A luncheon Jan. 7 at the Edith Wheeler Memorial Library introduces a new illustrated paperback called Monroe Through Time II that chronicles:
· A Ku Klux Klan rally in 1924 that drew 1,100 America-Firsters to a site where a Goodwill Store stands today
· A neighborhood popularly called Punkups that disappeared when Lake Zoar was created in 1919
· And the unsolved mystery of Capt. Nathan Seeley who was found dead in his barn in 1890 with a noose around his neck.
Tickets for the launch at the library (733 Monroe Turnpike, Route 111) are $35 and cover a copy of the book and lunch. The tickets are available at the library and at the office of the town clerk at Town Hall. They are also available through Marven Moss at mmoss36@yahoo.com and 203.268.2961.
Proceeds go to the Monroe Historical Society to preserve Monroe’s heritage.
The luncheon (noon to 2 p.m.) also premieres a documentary video: “The Lost Cave of Monroe,” produced by Mike Sandone, described in the book as “Monroe’s Indiana Jones.”
Monroe Through Time II (Fonthill Media/Arcadia Publishing, 112 pages, illustrated) is a reprise, the second collaboration by Kevin Daly, John Babina and Marven Moss, availing themselves of the resources of the Monroe Historical Society and the World Wide Web. Daly provided the essential research, Babina, the contemporary photography, and Moss, the authorship. But they also worked individually and collectively across the full matrix of the manuscript.
Daly is a senior engineering manager in computer aided design and the incoming historian of the Monroe Historical Society. Babina is the founder of Monroe-based Radio Station WMNR and a retired engineer who worked on helicopter avionics, missile controls and surveillance satellites. Moss is a former New York Timesman and a past president of the Monroe Historical Society.

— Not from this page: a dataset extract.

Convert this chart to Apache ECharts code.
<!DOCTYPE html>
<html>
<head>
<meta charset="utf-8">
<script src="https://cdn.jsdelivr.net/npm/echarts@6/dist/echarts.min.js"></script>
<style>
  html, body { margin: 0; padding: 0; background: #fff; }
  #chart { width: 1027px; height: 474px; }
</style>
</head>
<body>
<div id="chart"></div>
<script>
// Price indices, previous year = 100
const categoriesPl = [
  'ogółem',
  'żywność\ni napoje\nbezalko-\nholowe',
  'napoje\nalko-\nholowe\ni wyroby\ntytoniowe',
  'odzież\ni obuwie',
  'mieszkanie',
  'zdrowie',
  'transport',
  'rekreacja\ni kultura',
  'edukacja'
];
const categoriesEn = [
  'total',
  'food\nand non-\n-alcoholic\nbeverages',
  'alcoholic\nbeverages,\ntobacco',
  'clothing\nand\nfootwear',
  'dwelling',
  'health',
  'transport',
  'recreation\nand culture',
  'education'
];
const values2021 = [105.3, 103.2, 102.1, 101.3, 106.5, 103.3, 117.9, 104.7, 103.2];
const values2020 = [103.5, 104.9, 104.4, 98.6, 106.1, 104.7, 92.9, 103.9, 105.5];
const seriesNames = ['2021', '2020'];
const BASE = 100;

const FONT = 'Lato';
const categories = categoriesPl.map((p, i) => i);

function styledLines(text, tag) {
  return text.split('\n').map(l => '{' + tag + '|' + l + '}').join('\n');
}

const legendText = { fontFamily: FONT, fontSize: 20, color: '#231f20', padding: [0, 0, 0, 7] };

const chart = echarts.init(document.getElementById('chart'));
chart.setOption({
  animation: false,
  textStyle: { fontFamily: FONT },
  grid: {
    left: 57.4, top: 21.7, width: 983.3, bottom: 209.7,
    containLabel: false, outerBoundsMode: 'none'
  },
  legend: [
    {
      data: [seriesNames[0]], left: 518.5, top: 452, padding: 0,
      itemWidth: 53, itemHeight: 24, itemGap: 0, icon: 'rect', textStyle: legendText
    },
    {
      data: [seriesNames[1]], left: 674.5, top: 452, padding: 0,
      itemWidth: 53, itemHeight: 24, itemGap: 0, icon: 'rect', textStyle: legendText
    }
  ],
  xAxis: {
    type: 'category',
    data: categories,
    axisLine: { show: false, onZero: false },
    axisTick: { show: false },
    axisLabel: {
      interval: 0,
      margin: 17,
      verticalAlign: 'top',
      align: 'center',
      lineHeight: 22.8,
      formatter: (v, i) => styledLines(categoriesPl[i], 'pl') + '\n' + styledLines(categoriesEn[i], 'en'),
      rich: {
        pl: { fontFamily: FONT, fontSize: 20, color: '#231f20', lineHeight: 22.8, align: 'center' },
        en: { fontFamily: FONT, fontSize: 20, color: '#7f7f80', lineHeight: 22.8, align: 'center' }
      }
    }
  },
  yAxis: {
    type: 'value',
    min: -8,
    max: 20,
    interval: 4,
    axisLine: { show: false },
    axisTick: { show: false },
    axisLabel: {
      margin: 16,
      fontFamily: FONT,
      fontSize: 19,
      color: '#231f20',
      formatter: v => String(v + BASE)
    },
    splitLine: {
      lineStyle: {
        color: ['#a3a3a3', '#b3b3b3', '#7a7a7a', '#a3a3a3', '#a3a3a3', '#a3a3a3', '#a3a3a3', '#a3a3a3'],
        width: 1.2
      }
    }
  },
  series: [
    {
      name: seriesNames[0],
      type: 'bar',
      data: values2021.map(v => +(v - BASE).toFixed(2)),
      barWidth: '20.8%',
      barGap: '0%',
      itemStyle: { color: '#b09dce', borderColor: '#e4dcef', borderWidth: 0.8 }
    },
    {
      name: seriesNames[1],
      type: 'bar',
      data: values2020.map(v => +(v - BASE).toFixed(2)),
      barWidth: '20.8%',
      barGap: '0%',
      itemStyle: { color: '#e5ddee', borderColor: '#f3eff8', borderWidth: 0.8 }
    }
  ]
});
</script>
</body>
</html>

Their book is the fourth pictorial account of Monroe’s transformation from a Colonial farming village into a charming New England community offering a bucolic lifestyle with proximity to the upbeat rhythms of today’s bigger cities and their spheres of commerce and global culture.
The publication follows Monroe Through Time (also Fonthill Media, 96 pages, $22.99) and Images of America: Monroe (Arcadia Publishing, 1998, 126 pages, $19.99), also A Glimpse of Old Monroe (Monroe Sesquicentennial Commission, 1974, 118 pages, out-of-print).
In a new collection tapping Monroe’s rich historical fabric, Monroe Through Time II presents a number of previously-unpublished photographs, the legacy of the marvelous vitality of Frederick P. Sherman, and traces the hardscrabble life of the homesteaders, the tradesmen in their shops, the entrepreneurs of bygone days, the talented figures in arts and sports and even the fumes of scandal.
Also incorporated is the first comprehensive listing of virtually all of Monroe’s civic leadership since incorporation in 1823 and the presidents of the Monroe Historical Society since it was established in 1959.
Like its predecessor, the cover reproduces a segment of a David Merrill acrylic, this one depicting the Town Green and the old Town Hall erected in 1897 and the old library, both demolished in 1972. The artwork was made available courtesy of Merrill who used to play touch football on the Town Green in the 1950s and impishly inserted a football into the foreground of his rendering. The original hangs in the Town Hall.